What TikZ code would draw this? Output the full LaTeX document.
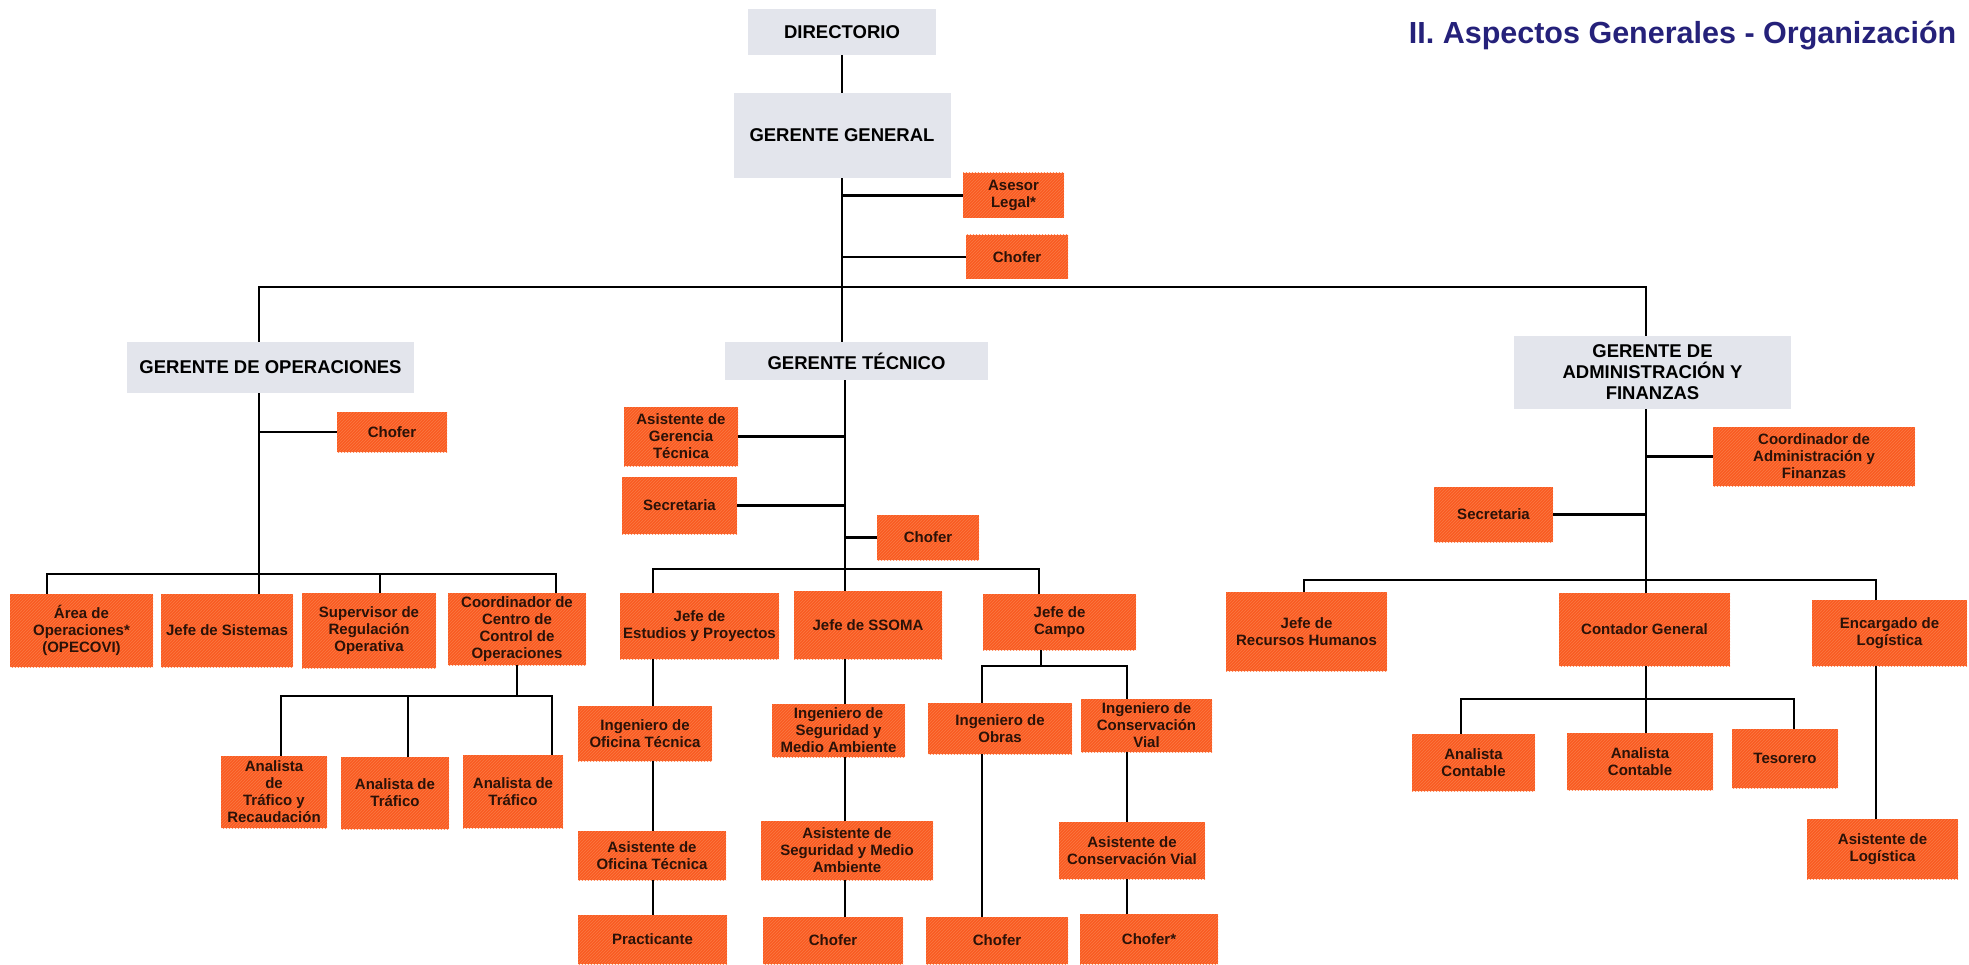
\documentclass[tikz,border=0pt]{standalone}
\usepackage{fontspec}
\setmainfont{Liberation Sans}
\usetikzlibrary{patterns}

\definecolor{naranja}{HTML}{F95A20}
\definecolor{rayado}{HTML}{FB7A45}
\definecolor{gris}{HTML}{E3E5EC}
\definecolor{azul}{HTML}{25217A}
\definecolor{letra}{HTML}{2A1208}

\begin{document}
\begin{tikzpicture}[x=1pt,y=-1pt,line width=2.6pt,line cap=rect,
	cargo/.style 2 args={fill=naranja,postaction={pattern=north east lines,pattern color=rayado},
		align=center,inner sep=0pt,minimum width=#1pt,minimum height=#2pt,text=letra,
		font=\fontsize{15}{17}\selectfont\bfseries},
	gerencia/.style 2 args={fill=gris,align=center,inner sep=0pt,minimum width=#1pt,minimum height=#2pt,
		font=\fontsize{18.5}{21}\selectfont\bfseries}]
			\useasboundingbox (0,0) rectangle (1969,965);
			\node[anchor=base east,text=azul,font=\fontsize{30.5}{31}\selectfont\bfseries] (titulo) at (1961,43.5) {II. Aspectos Generales - Organización};
			
			% Directorio -> Gerente General
			\node[gerencia={188}{46}] (dir) at (842,32) {DIRECTORIO};
			\node[gerencia={217}{85}] (gg) at (842,135.5) {GERENTE GENERAL};
			\node[cargo={101}{45}] (ase) at (1013.5,195.5) {Asesor\\Legal*};
			\node[cargo={102}{44}] (cho0) at (1017,257) {Chofer};
			\node[gerencia={287}{51}] (gop) at (270.5,367.5) {GERENTE DE OPERACIONES};
			\node[gerencia={263}{38}] (gtec) at (856.5,361) {GERENTE TÉCNICO};
			\node[gerencia={277}{73}] (gadm) at (1652.5,372.5) {GERENTE DE\\ADMINISTRACIÓN Y\\FINANZAS};
			
			% Operaciones
			\node[cargo={110}{40}] (choOp) at (392,432) {Chofer};
			\node[cargo={143}{73}] (area) at (81.5,630.5) {Área de\\Operaciones*\\(OPECOVI)};
			\node[cargo={132}{73}] (jsis) at (227,630.5) {Jefe de Sistemas};
			\node[cargo={134}{75}] (sup) at (369,630.5) {Supervisor de\\Regulación\\Operativa};
			\node[cargo={138}{72}] (coo) at (517,629) {Coordinador de\\Centro de\\Control de\\Operaciones};
			\node[cargo={106}{72}] (at1) at (274,792) {Analista\\de\\Tráfico y\\Recaudación};
			\node[cargo={108}{72}] (at2) at (395,793) {Analista de\\Tráfico};
			\node[cargo={100}{73}] (at3) at (513,791.5) {Analista de\\Tráfico};
			
			% Tecnico
			\node[cargo={114}{59}] (agt) at (681,436.5) {Asistente de\\Gerencia\\Técnica};
			\node[cargo={115}{57}] (sec1) at (679.5,505.5) {Secretaria};
			\node[cargo={102}{45}] (cho1) at (928,537.5) {Chofer};
			\node[cargo={159}{66}] (jep) at (699.5,626) {Jefe de\\Estudios y Proyectos};
			\node[cargo={148}{68}] (jss) at (868,625) {Jefe de SSOMA};
			\node[cargo={153}{56}] (jca) at (1059.5,622) {Jefe de\\Campo};
			\node[cargo={134}{55}] (iot) at (645,733.5) {Ingeniero de\\Oficina Técnica};
			\node[cargo={148}{49}] (aot) at (652,855.5) {Asistente de\\Oficina Técnica};
			\node[cargo={149}{49}] (pra) at (652.5,939.5) {Practicante};
			\node[cargo={133}{53}] (iss) at (838.5,730.5) {Ingeniero de\\Seguridad y\\Medio Ambiente};
			\node[cargo={172}{59}] (ass) at (847,850.5) {Asistente de\\Seguridad y Medio\\Ambiente};
			\node[cargo={140}{47}] (cho2) at (833,940.5) {Chofer};
			\node[cargo={144}{51}] (iob) at (1000,728.5) {Ingeniero de\\Obras};
			\node[cargo={131}{53}] (icv) at (1146.5,725.5) {Ingeniero de\\Conservación\\Vial};
			\node[cargo={142}{47}] (cho3) at (997,940.5) {Chofer};
			\node[cargo={146}{57}] (acv) at (1132,850.5) {Asistente de\\Conservación Vial};
			\node[cargo={138}{50}] (cho4) at (1149,939) {Chofer*};
			
			% Administracion y Finanzas
			\node[cargo={202}{59}] (cadm) at (1814,456.5) {Coordinador de\\Administración y\\Finanzas};
			\node[cargo={119}{55}] (sec2) at (1493.5,514.5) {Secretaria};
			\node[cargo={161}{79}] (jrh) at (1306.5,631.5) {Jefe de\\Recursos Humanos};
			\node[cargo={171}{73}] (cg) at (1644.5,629.5) {Contador General};
			\node[cargo={155}{66}] (enl) at (1889.5,633) {Encargado de\\Logística};
			\node[cargo={123}{57}] (ac1) at (1473.5,762.5) {Analista\\Contable};
			\node[cargo={146}{57}] (ac2) at (1640,761.5) {Analista\\Contable};
			\node[cargo={106}{59}] (tes) at (1785,758.5) {Tesorero};
			\node[cargo={151}{60}] (asl) at (1882.5,849) {Asistente de\\Logística};
			
			% barras
			\coordinate (bL) at (259,287); \coordinate (bR) at (1646,287);
			\coordinate (opL) at (47,574); \coordinate (opS) at (380,574); \coordinate (opR) at (556,574);
			\coordinate (coL) at (281,696); \coordinate (coM) at (408,696); \coordinate (coR) at (552,696);
			\coordinate (tL) at (653,569); \coordinate (tM) at (845,569); \coordinate (tR) at (1039,569);
			\coordinate (caL) at (982,666); \coordinate (caM) at (1041,666); \coordinate (caR) at (1127,666);
			\coordinate (adL) at (1304,580); \coordinate (adR) at (1876,580);
			\coordinate (cgL) at (1461,699); \coordinate (cgR) at (1794,699);
			
			% Directorio -- Gerente General -- gerencias
			\draw (dir) -- (gg);
			\draw (gg) -- (gg |- gtec.north);
			\draw (ase) -- (ase -| gg);
			\draw (cho0) -- (cho0 -| gg);
			\draw (bL) -- (bR);
			\draw (bL) -- (bL |- gop.north);
			\draw (bR) -- (bR |- gadm.north);
			
			% Operaciones
			\draw (bL |- gop.south) -- (bL |- jsis.north);
			\draw (choOp) -- (choOp -| bL);
			\draw (opL) -- (opR);
			\draw (opL) -- (opL |- area.north);
			\draw (opS) -- (opS |- sup.north);
			\draw (opR) -- (opR |- coo.north);
			\draw (coo) -- (coo |- coL);
			\draw (coL) -- (coR);
			\draw (coL) -- (coL |- at1.north);
			\draw (coM) -- (coM |- at2.north);
			\draw (coR) -- (coR |- at3.north);
			
			% Tecnico
			\draw (tM |- gtec.south) -- (tM |- jss.north);
			\draw (agt) -- (agt -| tM);
			\draw (sec1) -- (sec1 -| tM);
			\draw (cho1) -- (cho1 -| tM);
			\draw (tL) -- (tR);
			\draw (tL) -- (tL |- jep.north);
			\draw (tR) -- (tR |- jca.north);
			\draw (tL |- jep.south) -- (tL |- iot.north);
			\draw (tL |- iot.south) -- (tL |- aot.north);
			\draw (tL |- aot.south) -- (tL |- pra.north);
			\draw (tM |- jss.south) -- (tM |- iss.north);
			\draw (tM |- iss.south) -- (tM |- ass.north);
			\draw (tM |- ass.south) -- (tM |- cho2.north);
			\draw (caM |- jca.south) -- (caM);
			\draw (caL) -- (caR);
			\draw (caL) -- (caL |- iob.north);
			\draw (caR) -- (caR |- icv.north);
			\draw (caL |- iob.south) -- (caL |- cho3.north);
			\draw (caR |- icv.south) -- (caR |- acv.north);
			\draw (caR |- acv.south) -- (caR |- cho4.north);
			
			% Administracion y Finanzas
			\draw (bR |- gadm.south) -- (bR |- cg.north);
			\draw (cadm) -- (cadm -| bR);
			\draw (sec2) -- (sec2 -| bR);
			\draw (adL) -- (adR);
			\draw (adL) -- (adL |- jrh.north);
			\draw (adR) -- (adR |- enl.north);
			\draw (bR |- cg.south) -- (bR |- ac2.north);
			\draw (cgL) -- (cgR);
			\draw (cgL) -- (cgL |- ac1.north);
			\draw (cgR) -- (cgR |- tes.north);
			\draw (adR |- enl.south) -- (adR |- asl.north);
		\end{tikzpicture}
\end{document}
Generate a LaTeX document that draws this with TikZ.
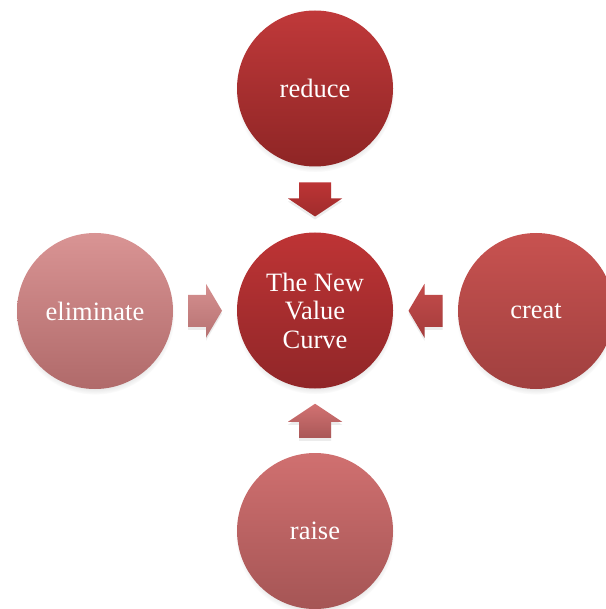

● **Given instruction**:
Your task is to gather every line with the word "this" and copy it.

● **Solution**:
What TikZ code would draw this? Output the full LaTeX document.
Generate a LaTeX document that draws this with TikZ.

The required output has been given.